What is the 1917 designed for?
This isn’t the same design that went up against the 1911, either. This is Savage’s early attempt at a get-off-me gun. An EDC gun.
And for those purposes, it shines. Because it is made of steel, the 1917 is heavier than your modern .380s, but that’s part of what allows it to shoot so fast and smooth. I can see how it would be a very popular concealed carry gun.
That said, it died out shortly thereafter—1920. Americans were coming home from the war, and some of them were bringing home some serious souvenirs. The Lugers and C96s were as fascinating to the American gun nut then as they are now.
And don’t forget that the war-time production of 1911s ended, but the production of 1911s did not. Tales of the efficacy of the .45 ACP and the guns that fired the fat round fed into the mythology that put the 1911 on a pedestal.
By 1920, Savage had to recon with a decline in sales. And a looming great depression. The 1907 and its descendants were dropped from the catalog. The gun was doomed to slide into obscurity.
Now, looking at the overall design, the 1907 looks dated. This gun, and others—especially those of Beretta—all look a bit like artifacts. Many of the lines and aesthetics that define this gun fell out of popularity, just like those of the C-96.
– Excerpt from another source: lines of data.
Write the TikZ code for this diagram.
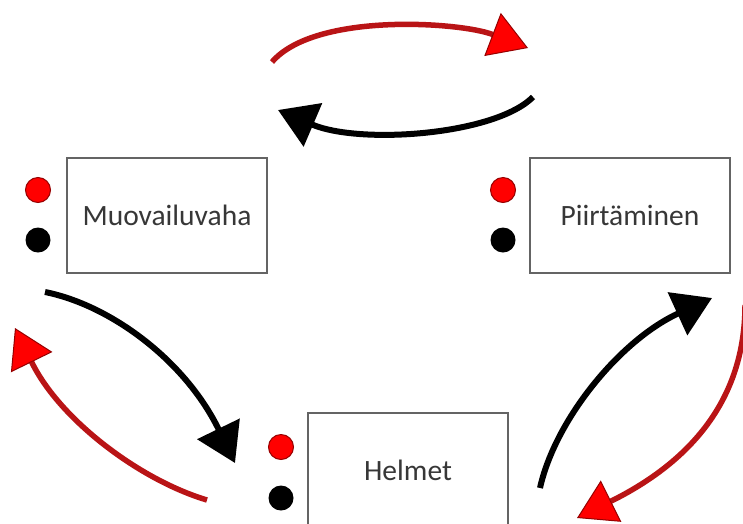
\documentclass[tikz,border=0pt]{standalone}
\usepackage{fontspec}
\setmainfont{Carlito}
\usetikzlibrary{arrows.meta}
\definecolor{redline}{RGB}{185,20,22}
\definecolor{redhead}{RGB}{255,0,0}
\definecolor{reddark}{RGB}{150,0,0}
\definecolor{boxline}{RGB}{100,100,100}
\definecolor{txt}{RGB}{55,55,55}
\tikzset{
 actbox/.style={draw=boxline, line width=1.6pt, fill=white, minimum width=200pt, minimum height=115pt, inner sep=0pt, font=\fontsize{29.5}{34}\selectfont, text=txt},
 reddot/.style={circle, fill=redhead, draw=reddark, line width=1pt, minimum size=25pt, inner sep=0pt},
 blackdot/.style={circle, fill=black, minimum size=25pt, inner sep=0pt},
 blackarrow/.style={draw=black, line width=6pt, -{Triangle[length=38pt,width=46pt]}},
 redarrow/.style={draw=redline, line width=5.5pt, -{Triangle[length=38pt,width=46pt,color=reddark,fill=redhead,line width=1pt]}},
}
\begin{document}
\begin{tikzpicture}[x=1pt,y=-1pt]
\clip (0,0) rectangle (743,523);
\fill[white] (0,0) rectangle (743,523);
% boxes
\node[actbox] (muo) at (167,215.5) {Muovailuvaha};
\node[actbox] (pii) at (630,215.5) {Piirtäminen};
\node[actbox] (hel) at (408,470.5) {Helmet};
% dots
\node[reddot] (muor) at (38,190) {};
\node[blackdot] (muob) at (38,240) {};
\node[reddot] (piir) at (503,190) {};
\node[blackdot] (piib) at (503,240) {};
\node[reddot] (helr) at (281,447) {};
\node[blackdot] (helb) at (281,498) {};
% arrows
\coordinate (tr1) at (272,62);  \coordinate (tr2) at (528,48);
\coordinate (tb1) at (533,97);  \coordinate (tb2) at (278,110);
\coordinate (lb1) at (45,292);  \coordinate (lb2) at (235,463);
\coordinate (lr1) at (207,500); \coordinate (lr2) at (15,328);
\coordinate (rb1) at (540,488); \coordinate (rb2) at (712,298);
\coordinate (rr1) at (745,305); \coordinate (rr2) at (577,518);
\draw[redarrow] (tr1) .. controls (315,12) and (460,22) .. (tr2);
\draw[blackarrow] (tb1) .. controls (495,135) and (360,145) .. (tb2);
\draw[blackarrow] (lb1) .. controls (110,305) and (185,360) .. (lb2);
\draw[redarrow] (lr1) .. controls (140,480) and (60,420) .. (lr2);
\draw[blackarrow] (rb1) .. controls (555,420) and (620,340) .. (rb2);
\draw[redarrow] (rr1) .. controls (745,400) and (690,462) .. (rr2);
\end{tikzpicture}
\end{document}
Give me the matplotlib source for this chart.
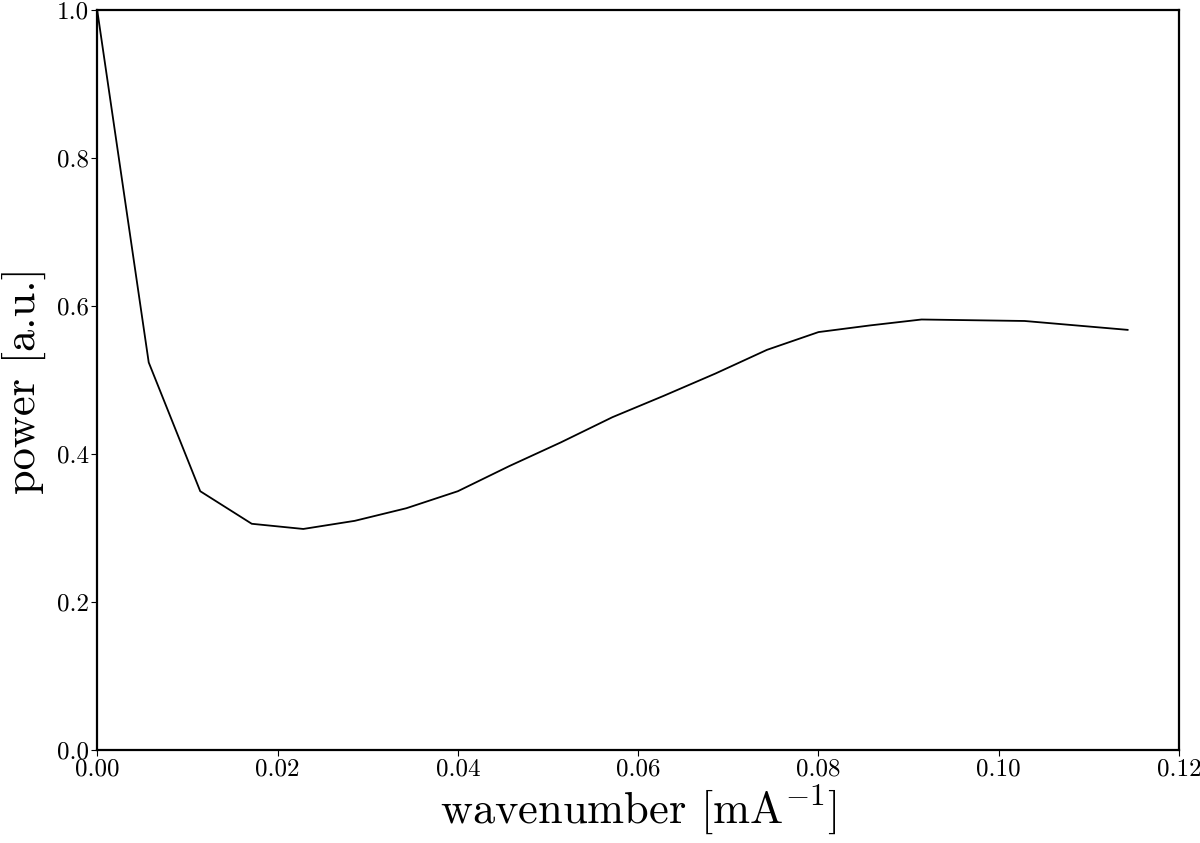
import numpy as np
import matplotlib
matplotlib.use("Agg")
import matplotlib.pyplot as plt

# spectrum values
wavenumber = np.arange(21) * 0.005715
power = [1.0, 0.524, 0.350, 0.306, 0.299, 0.310, 0.327, 0.350, 0.384, 0.416,
         0.450, 0.479, 0.509, 0.541, 0.565, 0.574, 0.582, 0.581, 0.580, 0.574, 0.568]

x_ticks = [0.00, 0.02, 0.04, 0.06, 0.08, 0.10, 0.12]
y_ticks = [0.0, 0.2, 0.4, 0.6, 0.8, 1.0]

plt.rcParams['font.family'] = 'serif'
plt.rcParams['font.serif'] = ['cmr10']
plt.rcParams['mathtext.fontset'] = 'cm'
plt.rcParams['axes.formatter.use_mathtext'] = True

fig = plt.figure(figsize=(12, 8.43), dpi=100)
ax = fig.add_axes([0.081, 0.110, 0.9015, 0.878])

ax.plot(wavenumber, power, color='black', lw=1.3)

ax.set_xlim(0, 0.12)
ax.set_ylim(0, 1.0)
ax.set_xticks(x_ticks)
ax.set_xticklabels(['%.2f' % t for t in x_ticks])
ax.set_yticks(y_ticks)
ax.set_yticklabels(['%.1f' % t for t in y_ticks])
ax.tick_params(labelsize=18, length=4, width=0.8, pad=2)

for s in ax.spines.values():
    s.set_linewidth(1.6)

ax.set_xlabel(r'wavenumber [mA$^{-1}$]', fontsize=32, labelpad=2)
ax.set_ylabel('power [a.u.]', fontsize=32, labelpad=8)

fig.savefig('out.png', dpi=100)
Consider the big names of that era. The 1911, of course, is the exception. The C-96 may be an exception, too, as the old Mauser evolved into the DL-44 Blastech Blaster, forever cementing it in the pantheon of mythic guns. Even the Luger was copied by Ruger (and many others, including Colt) in their rimfire homage.
But the round barrel and odd angles of the 1907 and 1917 faded out. By the time Walther was designing the PP, an entirely new aesthetic had taken shape.
The investment in this project was, for Savage, a gamble. Domestic sales and foreign contracts proved lucrative, though, but not as important to the bottom line as Savage’s rifle sales. The company stopped trying to compete in the handgun market and sank all of its resources into the rifles that have made them the go-to for American sportsmen today.